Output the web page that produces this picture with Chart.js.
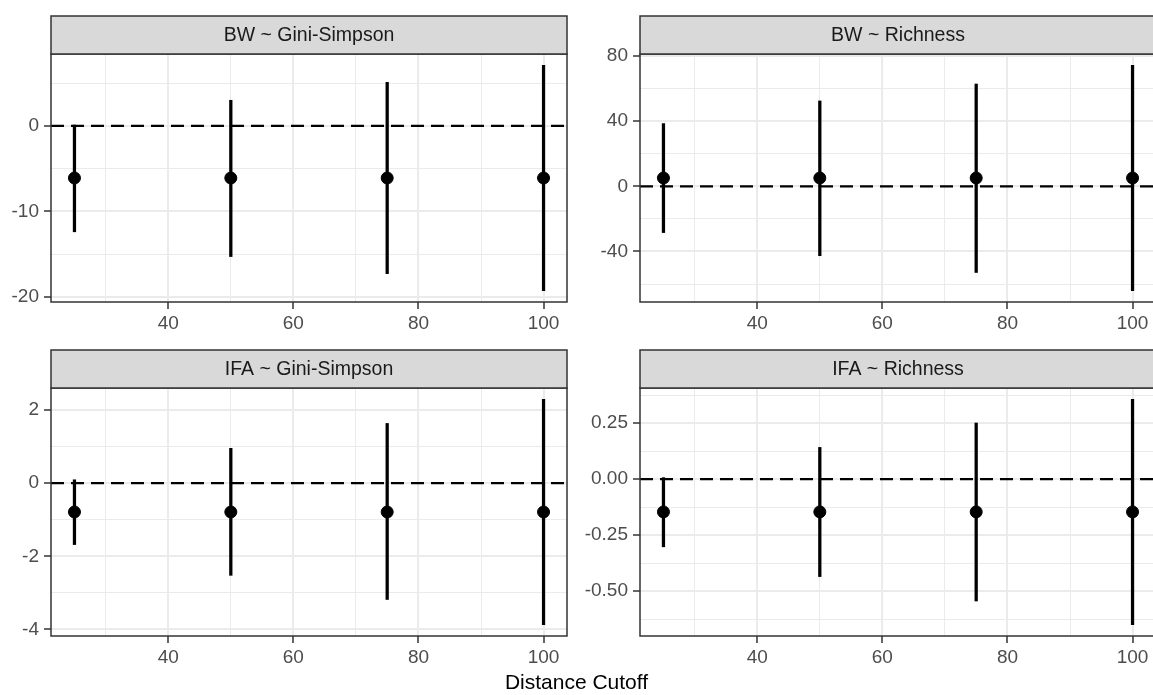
<!DOCTYPE html>
<html>
<head>
<meta charset="utf-8">
<script src="https://cdn.jsdelivr.net/npm/chart.js@4.4.1/dist/chart.umd.min.js"></script>
<style>
html, body { margin: 0; padding: 0; width: 1153px; height: 695px; overflow: hidden; background: #fff; }
canvas { position: absolute; }
#xtitle { position: absolute; left: 0; width: 1153px; top: 670px; text-align: center;
  font: 21px "Liberation Sans", Arial, sans-serif; color: #000; }
</style>
</head>
<body>
<canvas id="p0" width="580" height="345" style="left:0;top:0"></canvas>
<canvas id="p1" width="590" height="345" style="left:580px;top:0"></canvas>
<canvas id="p2" width="580" height="345" style="left:0;top:345px"></canvas>
<canvas id="p3" width="590" height="345" style="left:580px;top:345px"></canvas>
<div id="xtitle">Distance Cutoff</div>
<script>
// data
const distance = [25, 50, 75, 100];
const panelTitles = ['BW ~ Gini-Simpson', 'BW ~ Richness', 'IFA ~ Gini-Simpson', 'IFA ~ Richness'];

const bwGiniEst  = [-6.1, -6.1, -6.1, -6.1];
const bwGiniLow  = [-12.4, -15.3, -17.3, -19.3];
const bwGiniHigh = [0.1, 3.0, 5.1, 7.1];

const bwRichEst  = [5.1, 5.1, 5.1, 5.1];
const bwRichLow  = [-28.4, -42.6, -52.9, -64.1];
const bwRichHigh = [38.5, 52.4, 62.8, 74.3];

const ifaGiniEst  = [-0.79, -0.79, -0.79, -0.79];
const ifaGiniLow  = [-1.68, -2.52, -3.18, -3.87];
const ifaGiniHigh = [0.09, 0.95, 1.63, 2.29];

const ifaRichEst  = [-0.146, -0.146, -0.146, -0.146];
const ifaRichLow  = [-0.302, -0.435, -0.544, -0.650];
const ifaRichHigh = [0.007, 0.142, 0.251, 0.357];

const refLine = 0;

// tick values
const xMajor = [40, 60, 80, 100];
const xMinor = [30, 50, 70, 90];
const yMajor = [[-20, -10, 0], [-40, 0, 40, 80], [-4, -2, 0, 2], [-0.5, -0.25, 0, 0.25]];
const yLabels = [['-20', '-10', '0'], ['-40', '0', '40', '80'], ['-4', '-2', '0', '2'], ['-0.50', '-0.25', '0.00', '0.25']];
const yMinor = [[-15, -5, 5], [-60, -20, 20, 60], [-3, -1, 1], [-0.625, -0.375, -0.125, 0.125, 0.375]];

const panels = [
  { est: bwGiniEst, low: bwGiniLow, high: bwGiniHigh },
  { est: bwRichEst, low: bwRichLow, high: bwRichHigh },
  { est: ifaGiniEst, low: ifaGiniLow, high: ifaGiniHigh },
  { est: ifaRichEst, low: ifaRichLow, high: ifaRichHigh }
];

// where each canvas sits and where its plot area should land (page px)
const boxes = [
  { left: 0,   top: 0,   w: 580, h: 345, l: 51,  r: 567,  t: 54,  b: 302 },
  { left: 580, top: 0,   w: 590, h: 345, l: 640, r: 1156, t: 54,  b: 302 },
  { left: 0,   top: 345, w: 580, h: 345, l: 51,  r: 567,  t: 388, b: 636 },
  { left: 580, top: 345, w: 590, h: 345, l: 640, r: 1156, t: 388, b: 636 }
];
const xAxisH = 40;
const stripH = 38;
const FONT = '"Liberation Sans", Arial, sans-serif';

function expand(lo, hi) {
  const pad = (hi - lo) * 0.05;
  return [lo - pad, hi + pad];
}

const panelDecor = {
  id: 'panelDecor',
  beforeDatasetsDraw(chart) {
    const a = chart.chartArea;
    const y = chart.scales.y.getPixelForValue(refLine);
    const ctx = chart.ctx;
    ctx.save();
    ctx.strokeStyle = '#000';
    ctx.lineWidth = 2.3;
    ctx.setLineDash([13, 7]);
    ctx.beginPath();
    ctx.moveTo(a.left, y);
    ctx.lineTo(a.right, y);
    ctx.stroke();
    ctx.restore();
  },
  afterDraw(chart, args, opts) {
    const a = chart.chartArea;
    const ctx = chart.ctx;
    ctx.save();
    ctx.strokeStyle = '#333333';
    ctx.lineWidth = 1.5;
    ctx.strokeRect(a.left, a.top, a.right - a.left, a.bottom - a.top);
    // strip
    ctx.fillStyle = '#D9D9D9';
    ctx.fillRect(a.left, a.top - stripH, a.right - a.left, stripH);
    ctx.strokeRect(a.left, a.top - stripH, a.right - a.left, stripH);
    ctx.fillStyle = '#1A1A1A';
    ctx.font = '19.5px ' + FONT;
    ctx.textAlign = 'center';
    ctx.textBaseline = 'middle';
    ctx.fillText(opts.title, (a.left + a.right) / 2, a.top - stripH / 2 + 1);
    ctx.restore();
  }
};

panels.forEach((p, k) => {
  const box = boxes[k];
  const xr = expand(Math.min(...distance), Math.max(...distance));
  const yr = expand(Math.min(...p.low), Math.max(...p.high));
  const labelMap = new Map(yMajor[k].map((v, i) => [v, yLabels[k][i]]));
  const yTicks = [...yMajor[k], ...yMinor[k]].sort((a, b) => a - b);
  const xTicks = [...xMajor, ...xMinor].sort((a, b) => a - b);

  const gridFor = (isMajor) => ({
    color: '#EBEBEB',
    lineWidth: c => (c.tick && isMajor(c.tick.value)) ? 2 : 1,
    drawTicks: true,
    tickLength: 7,
    tickWidth: 1.5,
    tickColor: c => (c.tick && isMajor(c.tick.value)) ? '#333333' : 'rgba(0,0,0,0)'
  });

  new Chart(document.getElementById('p' + k), {
    type: 'scatter',
    data: {
      datasets: [
        {
          type: 'scatter',
          data: distance.map((d, i) => ({ x: d, y: p.est[i] })),
          backgroundColor: '#000',
          borderColor: '#000',
          pointRadius: 6,
          pointHoverRadius: 6,
          order: 0
        },
        {
          type: 'bar',
          data: distance.map((d, i) => ({ x: d, y: [p.low[i], p.high[i]] })),
          backgroundColor: '#000',
          borderWidth: 0,
          barThickness: 2.6,
          grouped: false,
          order: 1
        }
      ]
    },
    options: {
      responsive: false,
      animation: false,
      events: [],
      layout: {
        padding: {
          left: 0,
          top: box.t - box.top,
          right: box.left + box.w - box.r,
          bottom: box.top + box.h - box.b - xAxisH
        }
      },
      plugins: {
        legend: { display: false },
        tooltip: { enabled: false },
        panelDecor: { title: panelTitles[k] }
      },
      scales: {
        x: {
          type: 'linear',
          min: xr[0],
          max: xr[1],
          bounds: 'data',
          offset: false,
          afterBuildTicks: s => { s.ticks = xTicks.map(v => ({ value: v })); },
          afterFit: s => { s.height = xAxisH; },
          grid: Object.assign(gridFor(v => xMajor.includes(v)), { offset: false }),
          border: { display: false },
          ticks: {
            autoSkip: false,
            maxRotation: 0,
            padding: 3,
            color: '#4D4D4D',
            font: { family: FONT, size: 19 },
            callback: v => xMajor.includes(v) ? String(v) : ''
          }
        },
        y: {
          type: 'linear',
          min: yr[0],
          max: yr[1],
          bounds: 'data',
          afterBuildTicks: s => { s.ticks = yTicks.map(v => ({ value: v })); },
          afterFit: s => { s.width = box.l - box.left; },
          grid: gridFor(v => labelMap.has(v)),
          border: { display: false },
          ticks: {
            autoSkip: false,
            padding: 5,
            color: '#4D4D4D',
            font: { family: FONT, size: 19 },
            callback: v => labelMap.has(v) ? labelMap.get(v) : ''
          }
        }
      }
    },
    plugins: [panelDecor]
  });
});
</script>
</body>
</html>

# Task prompt
Return nothing but the lines running from the start of the data to the line with "const refLine = 0;", please, both ends included and no pictures.

# Answer to the task
Output the web page that produces this picture with Chart.js.
<!DOCTYPE html>
<html>
<head>
<meta charset="utf-8">
<script src="https://cdn.jsdelivr.net/npm/chart.js@4.4.1/dist/chart.umd.min.js"></script>
<style>
html, body { margin: 0; padding: 0; width: 1153px; height: 695px; overflow: hidden; background: #fff; }
canvas { position: absolute; }
#xtitle { position: absolute; left: 0; width: 1153px; top: 670px; text-align: center;
  font: 21px "Liberation Sans", Arial, sans-serif; color: #000; }
</style>
</head>
<body>
<canvas id="p0" width="580" height="345" style="left:0;top:0"></canvas>
<canvas id="p1" width="590" height="345" style="left:580px;top:0"></canvas>
<canvas id="p2" width="580" height="345" style="left:0;top:345px"></canvas>
<canvas id="p3" width="590" height="345" style="left:580px;top:345px"></canvas>
<div id="xtitle">Distance Cutoff</div>
<script>
// data
const distance = [25, 50, 75, 100];
const panelTitles = ['BW ~ Gini-Simpson', 'BW ~ Richness', 'IFA ~ Gini-Simpson', 'IFA ~ Richness'];

const bwGiniEst  = [-6.1, -6.1, -6.1, -6.1];
const bwGiniLow  = [-12.4, -15.3, -17.3, -19.3];
const bwGiniHigh = [0.1, 3.0, 5.1, 7.1];

const bwRichEst  = [5.1, 5.1, 5.1, 5.1];
const bwRichLow  = [-28.4, -42.6, -52.9, -64.1];
const bwRichHigh = [38.5, 52.4, 62.8, 74.3];

const ifaGiniEst  = [-0.79, -0.79, -0.79, -0.79];
const ifaGiniLow  = [-1.68, -2.52, -3.18, -3.87];
const ifaGiniHigh = [0.09, 0.95, 1.63, 2.29];

const ifaRichEst  = [-0.146, -0.146, -0.146, -0.146];
const ifaRichLow  = [-0.302, -0.435, -0.544, -0.650];
const ifaRichHigh = [0.007, 0.142, 0.251, 0.357];

const refLine = 0;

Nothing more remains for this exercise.